Gavin Broughton arrived after lunch and spent his time loading the data and examining it. He is a data analyst and offered to help people look into the data in more depth.
Andy Mabbett concentrated on the structure and quality of the data itself. He saw that the identifiers for property titles look like they may have a standard format and so he has written a Freedom of Information request to the Land Registry asking for more information, as they are not included in the technical specification.
To quote Andy’s FoI request:
“Example values include “MM786”, “P7073”, “HW8112” and “WM990994”. I wish to know how those identifiers are generated – are they random, or sequential, or is there some meaning to their structure? Do the letters “MM”,”P”, “HW” and “WM” (and others) stand for anything? If so, what?”
This could prove to be useful if there is additional information contained in the identifier that we can unlock.
We really enjoyed the day and are excited to see already such a variety of projects that can make use of the data. We are exploring a number of ways of enhancing the data that we hope might help further investigations.
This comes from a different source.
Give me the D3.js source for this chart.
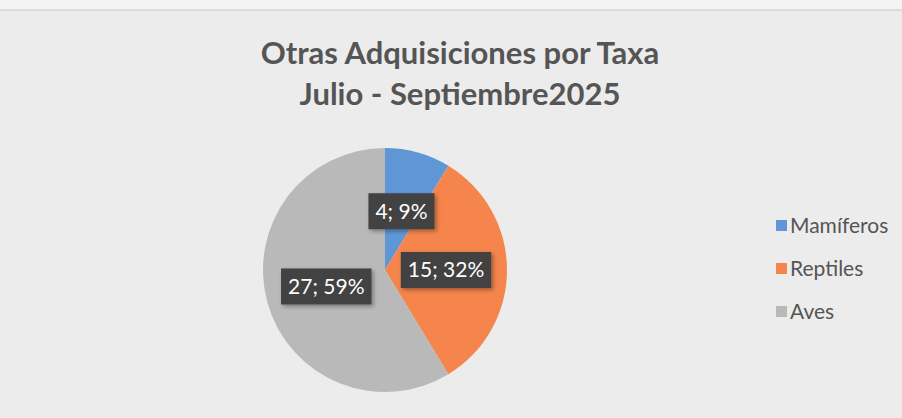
<!DOCTYPE html>
<html><head><meta charset="utf-8">
<script src="https://cdn.jsdelivr.net/npm/d3@7"></script>
<style>html,body{margin:0;padding:0;background:#f2f2f2;}svg{display:block;}</style>
</head><body>
<svg id="chart" width="902" height="418"></svg>
<script>
const titleLines = ["Otras Adquisiciones por Taxa", "Julio - Septiembre2025"];
const categories = ["Mamíferos", "Reptiles", "Aves"];
const values = [4, 15, 27];
const percentLabels = ["9%", "32%", "59%"];
const colors = ["#5f97d6", "#f5854d", "#b9b9b9"];

const svg = d3.select("#chart");
const W = 902, H = 418;
const font = "Lato, 'Open Sans', sans-serif";

svg.append("rect").attr("width", W).attr("height", H).attr("fill", "#f4f4f4");
svg.append("rect").attr("x", 0).attr("y", 10).attr("width", W).attr("height", H - 10).attr("fill", "#ececec");
svg.append("line").attr("x1", 0).attr("x2", W).attr("y1", 10).attr("y2", 10).attr("stroke", "#c8c8c8").attr("stroke-width", 1);

// Title
const title = svg.append("text").attr("text-anchor", "middle").attr("fill", "#555555")
  .attr("font-family", font).attr("font-weight", "bold").attr("font-size", 31);
titleLines.forEach((t, i) => title.append("tspan").attr("x", 460).attr("y", 64 + i * 41).text(t));

// Pie
const cx = 385, cy = 270, r = 122;
const pie = d3.pie().sort(null).value(d => d)(values);
const arc = d3.arc().innerRadius(0).outerRadius(r);
const labelArc = d3.arc().innerRadius(r * 0.5).outerRadius(r * 0.5);
const g = svg.append("g").attr("transform", `translate(${cx},${cy})`);
g.selectAll("path.slice").data(pie).join("path").attr("class", "slice")
  .attr("d", arc).attr("fill", (d, i) => colors[i]);

// Labels with shadow
const defs = svg.append("defs");
const f = defs.append("filter").attr("id", "sh").attr("x", "-30%").attr("y", "-30%").attr("width", "160%").attr("height", "160%");
f.append("feDropShadow").attr("dx", 2).attr("dy", 2).attr("stdDeviation", 2).attr("flood-color", "#000").attr("flood-opacity", 0.35);

pie.forEach((d, i) => {
  const [lx, ly] = labelArc.centroid(d);
  const lg = g.append("g").attr("transform", `translate(${lx},${ly})`);
  const rect = lg.append("rect").attr("fill", "#424242").attr("filter", "url(#sh)");
  const txt = lg.append("text").attr("text-anchor", "middle").attr("dy", "0.35em")
    .attr("fill", "#ffffff").attr("font-family", font).attr("font-size", 21)
    .text(`${values[i]}; ${percentLabels[i]}`);
  const w = txt.node().getComputedTextLength() + 14, h = 36;
  rect.attr("x", -w / 2).attr("y", -h / 2).attr("width", w).attr("height", h);
});

// Legend
const legend = svg.append("g").attr("transform", "translate(776,226)");
categories.forEach((c, i) => {
  const lg = legend.append("g").attr("transform", `translate(0,${i * 43})`);
  lg.append("rect").attr("x", 0).attr("y", -6).attr("width", 11).attr("height", 11).attr("fill", colors[i]);
  lg.append("text").attr("x", 14).attr("y", 0).attr("dy", "0.35em")
    .attr("fill", "#555555").attr("font-family", font).attr("font-size", 21).text(c);
});
</script>
</body></html>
These involve linking this data to other sources, such as:
- Directors and/or officers that are listed against the company on Open Corporates or Companies House
- Identifying the boundaries of properties – at the moment we only have points.
- Adding the prices paid from the Land Registry’s monthly Price Paid Data
We also intend to hold a follow-up event in the New Year. Please let us know if you are interested in attending in the comments. We are also looking for sponsorship for future events.
This event was organised by Data Unlocked in conjunction with ODI Birmingham and the support of the Innovation Engine.
*As I understand it the properties are in England and Wales, the owners can be in Scotland or Northern Island as well.